Back in 2013 Jason Kottke, one of the doyens of blogging, averred in an op-ed piece for Nieman Lab that the traditional blog was dying.
Sometime in the past few years, the blog died. In 2014, people will finally notice. Sure, blogs still exist, many of them are excellent, and they will go on existing and being excellent for many years to come. But the function of the blog, the nebulous informational task we all agreed the blog was fulfilling for the past decade, is increasingly being handled by a growing number of disparate media forms that are blog-like but also decidedly not blogs.

Instead of blogging, people are posting to Tumblr, tweeting, pinning things to their board, posting to Reddit, Snapchatting, updating Facebook statuses, Instagramming, and publishing on Medium. In 1997, wired teens created online diaries, and in 2004 the blog was king. Today, teens are about as likely to start a blog (over Instagramming or Snapchatting) as they are to buy a music CD. Blogs are for 40-somethings with kids...

Over the past 16 years, the blog format has evolved, had social grafted onto it, and mutated into Facebook, Twitter, and Pinterest and those new species have now taken over. No biggie, that’s how technology and culture work.
In a companion piece at Kottke, he indicated that he was changing as well:
Through various blogrolls (remember those?) and RSS readers, I used to keep up with hundreds of blogs every day and over a thousand every week. Now I read just two blogs daily... I check my RSS reader only occasionally, and sometimes not for weeks.

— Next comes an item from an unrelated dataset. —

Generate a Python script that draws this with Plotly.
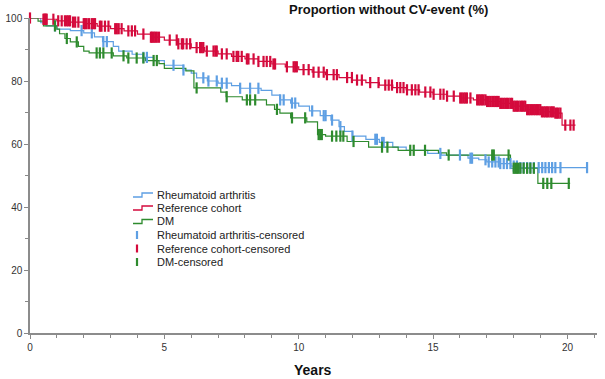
import numpy as np
import plotly.graph_objects as go

# ---------------- data ----------------
ra_time = [0, 0.4, 0.6, 1.0, 1.5, 2.0, 2.4, 2.7, 3.1, 3.3, 3.8, 4.2, 4.6, 5.0, 5.7, 6.0, 6.2,
           6.6, 7.0, 7.5, 7.8, 8.6, 9.0, 9.3, 9.7, 10.0, 10.4, 10.8, 11.2, 11.5, 11.7, 12.0,
           12.5, 13.0, 13.5, 14.0, 14.8, 15.3, 16.3, 16.7, 17.0, 17.5, 17.9, 18.2, 20.75]
ra_surv = [100, 98.5, 97.5, 96.5, 96.0, 95.3, 94.0, 92.5, 91.0, 89.5, 88.5, 87.5, 86.5, 85.0,
           83.5, 82.5, 81.0, 80.0, 79.3, 78.5, 77.7, 77.0, 75.5, 74.0, 73.0, 72.0, 70.5, 69.0,
           67.6, 65.5, 64.0, 62.5, 61.5, 60.5, 59.0, 58.0, 57.0, 56.5, 55.5, 55.0, 54.3, 53.8,
           53.0, 52.5, 52.5]

ref_time = [0, 0.5, 1.0, 1.5, 2.0, 2.5, 3.0, 3.5, 4.0, 4.5, 5.0, 5.5, 6.0, 6.5, 7.0, 7.5, 8.0,
            8.5, 9.0, 9.5, 10.0, 10.5, 11.0, 11.5, 12.0, 12.5, 13.0, 13.5, 14.0, 14.5, 15.0,
            15.5, 16.0, 16.5, 17.0, 17.5, 18.0, 18.5, 19.0, 19.5, 19.8, 20.3]
ref_surv = [100, 99.6, 99.1, 98.7, 98.2, 97.4, 96.6, 95.9, 94.9, 93.9, 93.0, 91.8, 90.6, 89.5,
            88.6, 87.8, 87.0, 86.2, 85.4, 84.5, 83.6, 82.8, 82.0, 81.1, 80.3, 79.5, 78.7, 77.9,
            77.2, 76.5, 75.8, 75.2, 74.6, 74.0, 73.5, 72.9, 72.0, 70.9, 70.2, 69.8, 66.0, 66.0]

dm_time = [0, 0.3, 0.5, 1.0, 1.1, 1.3, 1.5, 1.8, 2.0, 2.2, 3.1, 3.6, 4.3, 4.8, 5.0, 5.8, 6.1,
           7.1, 7.3, 7.9, 8.8, 9.1, 9.3, 9.7, 10.3, 10.7, 11.0, 11.8, 12.6, 13.7, 15.2, 15.5,
           17.88, 18.9, 20.1]
dm_surv = [100, 99.0, 97.5, 96.5, 95.0, 93.5, 92.4, 91.0, 89.5, 88.9, 88.0, 87.3, 86.5, 85.5,
           84.0, 83.2, 77.8, 76.5, 75.0, 74.0, 72.4, 71.0, 69.8, 68.3, 67.0, 63.0, 62.5, 60.8,
           59.0, 58.0, 57.2, 56.5, 52.3, 47.5, 47.5]

ra_cens = [0.93, 1.92, 2.3, 2.73, 2.86, 4.22, 4.35, 5.34, 5.71, 6.45, 6.64, 6.95, 7.14, 7.32,
           7.82, 8.19, 8.5, 9.31, 9.44, 9.75, 9.87, 10.5, 10.93, 11.0, 11.24, 11.55, 12.0,
           12.85, 12.91, 13.1, 13.16, 15.27, 16.0, 16.39, 16.45, 16.95, 17.07, 17.2, 17.32,
           17.44, 17.5, 17.63, 17.75, 17.88, 18.0, 18.12, 18.25, 18.37, 18.5, 18.62, 18.75,
           18.93, 19.06, 19.18, 19.31, 19.43, 19.55, 19.74, 20.73]

ref_cens = [0.0, 0.5, 0.53, 0.56, 0.6, 0.62, 0.87, 1.05, 1.18, 1.3, 1.37, 1.43, 1.49, 1.6, 1.68,
            1.8, 2.0, 2.05, 2.11, 2.2, 2.3, 2.36, 2.42, 2.6, 2.66, 2.79, 2.92, 3.17, 3.23, 3.3,
            3.41, 3.66, 3.79, 3.91, 4.22, 4.5, 4.55, 4.6, 4.66, 4.72, 4.8, 5.2, 5.46, 5.52,
            5.65, 5.7, 5.83, 5.96, 6.2, 6.33, 6.39, 6.45, 6.58, 6.83, 6.9, 6.95, 7.14, 7.32,
            7.57, 7.69, 7.75, 7.88, 8.07, 8.13, 8.32, 8.5, 8.69, 8.81, 8.94, 9.06, 9.12, 9.56,
            9.81, 9.87, 9.93, 10.18, 10.37, 10.55, 10.74, 10.93, 11.05, 11.3, 11.42, 11.8,
            11.98, 12.17, 12.35, 12.66, 12.97, 13.22, 13.35, 13.47, 13.66, 13.78, 13.9, 14.03,
            14.21, 14.34, 14.46, 14.71, 14.9, 15.02, 15.27, 15.39, 15.52, 15.77, 16.01, 16.07,
            16.14, 16.2, 16.26, 16.39, 16.64, 16.7, 16.76, 16.82, 16.88, 16.95, 17.01, 17.07,
            17.13, 17.2, 17.26, 17.32, 17.38, 17.44, 17.5, 17.56, 17.63, 17.69, 17.75, 17.81,
            17.88, 17.94, 18.0, 18.06, 18.12, 18.18, 18.25, 18.31, 18.37, 18.43, 18.5, 18.56,
            18.62, 18.68, 18.75, 18.81, 18.87, 18.93, 18.99, 19.05, 19.12, 19.18, 19.24, 19.3,
            19.37, 19.43, 19.49, 19.55, 19.61, 19.67, 19.74, 19.92, 20.11, 20.23]

dm_cens = [0.93, 1.37, 1.74, 2.48, 2.6, 2.73, 3.04, 3.48, 3.66, 3.97, 4.22, 4.6, 4.72, 6.2,
           7.32, 8.07, 8.19, 8.38, 9.19, 9.75, 10.24, 10.74, 10.8, 10.86, 11.24, 11.4, 11.55,
           11.66, 12.04, 13.1, 13.3, 14.15, 14.28, 14.7, 15.58, 17.2, 17.26, 17.81, 18.0,
           18.06, 18.12, 18.18, 18.25, 18.37, 18.5, 18.62, 18.75, 19.1, 19.25, 19.4, 20.05]

names = ["Rheumatoid arthritis", "Reference cohort", "DM"]
colors = ["#5e9fe3", "#d40a3c", "#2e8b2e"]

x_ticks = list(range(0, 22))
x_labels = ["0", "5", "10", "15", "20"]
y_ticks = list(range(0, 101, 10))
y_labels = ["0", "20", "40", "60", "80", "100"]


def surv_at(times, survs, t):
    idx = np.searchsorted(np.asarray(times), np.asarray(t), side="right") - 1
    return np.asarray(survs)[idx]


FONT = "Liberation Sans, Arial, sans-serif"
W, H = 605, 379
L, R, T, B = 30, 8, 18, 46
PW, PH = W - L - R, H - T - B

fig = go.Figure()
series = [(ra_time, ra_surv, ra_cens), (ref_time, ref_surv, ref_cens), (dm_time, dm_surv, dm_cens)]
for (tt, ss, cc), nm, col in zip(series, names, colors):
    fig.add_trace(go.Scatter(x=tt, y=ss, mode="lines", line=dict(color=col, width=1.2, shape="hv"),
                             name=nm, showlegend=False, cliponaxis=False, hoverinfo="skip"))
for (tt, ss, cc), nm, col in zip(series, names, colors):
    fig.add_trace(go.Scatter(x=cc, y=surv_at(tt, ss, cc), mode="markers",
                             marker=dict(symbol="line-ns-open", size=8, color=col,
                                         line=dict(width=2.2, color=col)),
                             name=nm + "-censored", showlegend=False, cliponaxis=False,
                             hoverinfo="skip"))


def px2paper(px, py):
    return (px - L) / PW, (H - B - py) / PH


annotations = []
shapes = []
# manual legend
rows_y = [195, 208, 221.5, 235, 248.5, 262]
legend_labels = [n for n in names] + [n + "-censored" for n in names]
for i, (lab, py) in enumerate(zip(legend_labels, rows_y)):
    col = colors[i % 3]
    tx, ty = px2paper(155, py)
    annotations.append(dict(x=tx, y=ty, xref="paper", yref="paper", text=lab, showarrow=False,
                            xanchor="left", yanchor="middle",
                            font=dict(family=FONT, size=11, color="#222")))
    if i < 3:
        x1, yl = px2paper(133, py + 2)
        x2, yh = px2paper(142, py - 2)
        x3, _ = px2paper(153, py)
        shapes.append(dict(type="path", xref="paper", yref="paper",
                           path=f"M {x1},{yl} L {x2},{yl} L {x2},{yh} L {x3},{yh}",
                           line=dict(color=col, width=1.3)))
    else:
        cx, y0 = px2paper(137, py + 4)
        _, y1 = px2paper(137, py - 4)
        shapes.append(dict(type="line", xref="paper", yref="paper", x0=cx, x1=cx, y0=y0, y1=y1,
                           line=dict(color=col, width=2.2)))

# x-axis title
ax, ay = px2paper(313, 370)
annotations.append(dict(x=ax, y=ay, xref="paper", yref="paper", text="<b>Years</b>",
                        showarrow=False, xanchor="center", yanchor="middle",
                        font=dict(family=FONT, size=14, color="#111")))
# chart title
tx, ty = px2paper(388, 9)
annotations.append(dict(x=tx, y=ty, xref="paper", yref="paper",
                        text="<b>Proportion without CV-event (%)</b>",
                        showarrow=False, xanchor="center", yanchor="middle",
                        font=dict(family=FONT, size=13, color="#111")))

fig.update_layout(
    width=W, height=H, margin=dict(l=L, r=R, t=T, b=B, autoexpand=False),
    paper_bgcolor="white", plot_bgcolor="white",
    annotations=annotations, shapes=shapes, showlegend=False,
    font=dict(family=FONT, size=10, color="#333"),
)
fig.update_xaxes(range=[0, 21.1], automargin=False, tickmode="array", tickvals=[0, 5, 10, 15, 20],
                 ticktext=x_labels,
                 ticks="outside", ticklen=4, tickcolor="#888", tickwidth=1,
                 minor=dict(tickmode="array", tickvals=x_ticks, ticks="outside", ticklen=3,
                            tickcolor="#888", tickwidth=1, showgrid=False),
                 showline=True, linecolor="#8c8c8c", linewidth=1.5, showgrid=False,
                 zeroline=False, tickfont=dict(family=FONT, size=10, color="#333"))
fig.update_yaxes(range=[0, 100], automargin=False, tickmode="array", tickvals=[0, 20, 40, 60, 80, 100],
                 ticktext=y_labels,
                 ticks="outside", ticklen=4, tickcolor="#888", tickwidth=1,
                 minor=dict(tickmode="array", tickvals=y_ticks, ticks="outside", ticklen=3,
                            tickcolor="#888", tickwidth=1, showgrid=False),
                 showline=True, linecolor="#8c8c8c", linewidth=1.5, showgrid=False,
                 zeroline=False, tickfont=dict(family=FONT, size=10, color="#333"))

fig.write_html("out.html", config={"displayModeBar": False},
               post_script="document.body.style.margin='0';document.body.style.overflow='hidden';")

I rely mainly on Twitter, Facebook, Digg, Hacker News, and Stellar for keeping up with news and information…that’s where most of the people I know do their “blogging”. I still read lots of blog posts, but only when they’re interesting enough to pop up on the collective radar of those I follow…and increasingly those posts are on Medium, Facebook, or Tumblr.

I'm going to be evolving too.  TYWKIWDBI has changed gradually over these ten years, with minor tweaks of the format and alterations in the focus of the content.  I've particularly enjoyed engaging readers to generate content, especially with my series on stonework of the Civilian Conservation Corps and the surprisingly interesting "Show Us Your Bookcase" series.

At some time in the coming year, after certain details get worked out, I'm going to undertake a new project.  I hope to be posting details in the spring or early summer.

I will continue TYWKIWDBI, because as I said on my fifth blogiversary -
I still struggle with motivation to keep blogging because of the seemingly unending distractions of real life.  But I do get a great deal of satisfaction from the depth and breadth of knowledge, the sophistication, and the almost always unfailing courtesy of readers who comment on the posts.  I learn things, I teach things, and every now and then I get help with my car or my computer for free.  Such a deal.

The embedded images are screencaps from a Google Image search of images previously posted on TYWKIWDBI.   Oldtimers who want to take a trip down Memory Lane and newbies who are wondering what they have missed may want to do the search and click on some of the results.

To access the images, go to Google Images, type in

 site: tywkiwdbi.blogspot.com 

and hit return.  Warning - following those images to their source posts may keep you busy longer than you intended.